What is fundamentally wrong with government today? In Against Leviathan, economist and historian, Robert Higgs, offers an unflinching critical analysis of government power in all its aspects: welfare, warfare, regulation, spying, and its imposition on personal liberties.
"Against Leviathan would be an excellent companion reader for any economics class that deals with policy, and especially a class on regulation and the relationship between government and business. Indeed, any student or faculty member who has an interest in economics would benefit from reading this book that artfully and skillfully explodes the various myths of why government really is good for us."
WILLIAM L. ANDERSON
Frostburg University
Robert Higgs
Dr. Robert Higgs (born 1 February 1944) is an American economic historian and an economist of the Austrian school. His writings in economics and economic history have most often focused on the causes, means, and effects of government growth. Dr. Higgs has written extensively about the ratchet effect, the economic causes of the Great Depression, regime uncertainty, and the myth that World War II caused economic recovery in the late 1940s.

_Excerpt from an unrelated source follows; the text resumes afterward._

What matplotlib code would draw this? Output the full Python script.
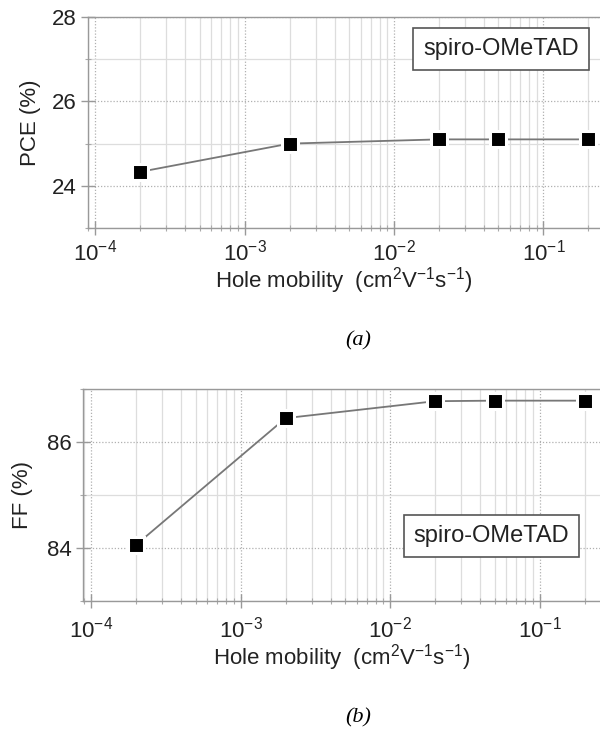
import numpy as np
import matplotlib
matplotlib.use("Agg")
import matplotlib.pyplot as plt
from matplotlib.ticker import MultipleLocator, LogLocator, NullFormatter

plt.rcParams['font.family'] = ['Liberation Sans', 'DejaVu Sans']
plt.rcParams['mathtext.fontset'] = 'custom'
plt.rcParams['mathtext.rm'] = 'Liberation Sans'
plt.rcParams['mathtext.it'] = 'Liberation Sans:italic'
plt.rcParams['axes.unicode_minus'] = False

# hole mobility (cm2 V-1 s-1)
mobility = [2e-4, 2e-3, 2e-2, 5e-2, 2e-1]
pce = [24.33, 25.0, 25.1, 25.1, 25.1]
ff = [84.06, 86.45, 86.77, 86.78, 86.78]

xlabel = "Hole mobility  (cm$^2$V$^{-1}$s$^{-1}$)"
legend_text = "spiro-OMeTAD"

fig = plt.figure(figsize=(6, 7.44), dpi=100)

# pixel geometry of the two panels
ax1 = fig.add_axes([88 / 600, (744 - 228) / 744, 512 / 600, 211 / 744])
ax2 = fig.add_axes([83 / 600, (744 - 601) / 744, 517 / 600, 212 / 744])


def style_axis(ax, xlim, ylim, xpad):
    ax.set_xscale('log')
    ax.set_xlim(*xlim)
    ax.set_ylim(*ylim)
    ax.xaxis.set_major_locator(LogLocator(base=10, numticks=10))
    ax.xaxis.set_minor_locator(LogLocator(base=10, subs=np.arange(2, 10), numticks=20))
    ax.xaxis.set_minor_formatter(NullFormatter())
    ax.yaxis.set_major_locator(MultipleLocator(2))
    ax.yaxis.set_minor_locator(MultipleLocator(1))
    ax.grid(which='major', color='#b0b0b0', linestyle=(0, (1, 1.5)), linewidth=0.9)
    ax.grid(which='minor', color='#dddddd', linestyle='-', linewidth=0.9)
    ax.set_axisbelow(True)
    for s in ['left', 'bottom', 'top']:
        ax.spines[s].set_color('#999999')
        ax.spines[s].set_linewidth(1.0)
    ax.spines['right'].set_visible(False)
    ax.tick_params(which='major', direction='inout', length=10, width=1,
                   color='#999999', labelsize=16, labelcolor='#222222', pad=3)
    ax.tick_params(which='minor', direction='inout', length=5, width=0.8,
                   color='#aaaaaa')
    ax.tick_params(axis='x', which='major', pad=xpad)
    ax.tick_params(axis='y', which='both', right=False)


def draw(ax, y):
    ax.plot(mobility, y, color='#777777', linewidth=1.3, zorder=3)
    ax.plot(mobility, y, linestyle='none', marker='s', markersize=11.5,
            markerfacecolor='black', markeredgecolor='white',
            markeredgewidth=2.2, zorder=4)


style_axis(ax1, (10 ** -4.047, 10 ** -0.622), (23, 28), 3)
draw(ax1, pce)
ax1.set_ylabel("PCE (%)", fontsize=16, color='#222222', labelpad=8)
ax1.set_xlabel(xlabel, fontsize=16, color='#222222', labelpad=0)
ax1.text(0.807, 0.848, legend_text, transform=ax1.transAxes, fontsize=17,
         ha='center', va='center', color='#222222',
         bbox=dict(boxstyle='square,pad=0.42', facecolor='white',
                   edgecolor='#555555', linewidth=1.2))

style_axis(ax2, (10 ** -4.054, 10 ** -0.596), (83, 87), 6)
draw(ax2, ff)
ax2.set_ylabel("FF (%)", fontsize=16, color='#222222', labelpad=10)
ax2.set_xlabel(xlabel, fontsize=16, color='#222222', labelpad=0)
ax2.text(0.790, 0.306, legend_text, transform=ax2.transAxes, fontsize=17,
         ha='center', va='center', color='#222222',
         bbox=dict(boxstyle='square,pad=0.42', facecolor='white',
                   edgecolor='#555555', linewidth=1.2))

fig.text(358 / 600, 1 - 341 / 744, "(a)", fontsize=16, family='Liberation Serif',
         style='italic', ha='center', va='center')
fig.text(358 / 600, 1 - 718 / 744, "(b)", fontsize=16, family='Liberation Serif',
         style='italic', ha='center', va='center')

fig.savefig("out.png", dpi=100)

Currently Dr. Higgs is Senior Fellow in Political Economy for The Independent Institute and Editor of the Institute's quarterly journal The Independent Review. He received his Ph.D. in economics from Johns Hopkins University, and he has taught at the University of Washington, Lafayette College, Seattle University, and the University of Economics, Prague. He has been a visiting scholar at Oxford University and Stanford University, and a fellow for the Hoover Institution and the National Science Foundation.
Dr. Higgs is the recipient of numerous awards, including the Gary Schlarbaum Award for Lifetime Defense of Liberty, Thomas Szasz Award for Outstanding Contributions to the Cause of Civil Liberties, Lysander Spooner Award for Advancing the Literature of Liberty, Friedrich von Wieser Memorial Prize for Excellence in Economic Education, and Templeton Honor Rolls Award on Education in a Free Society.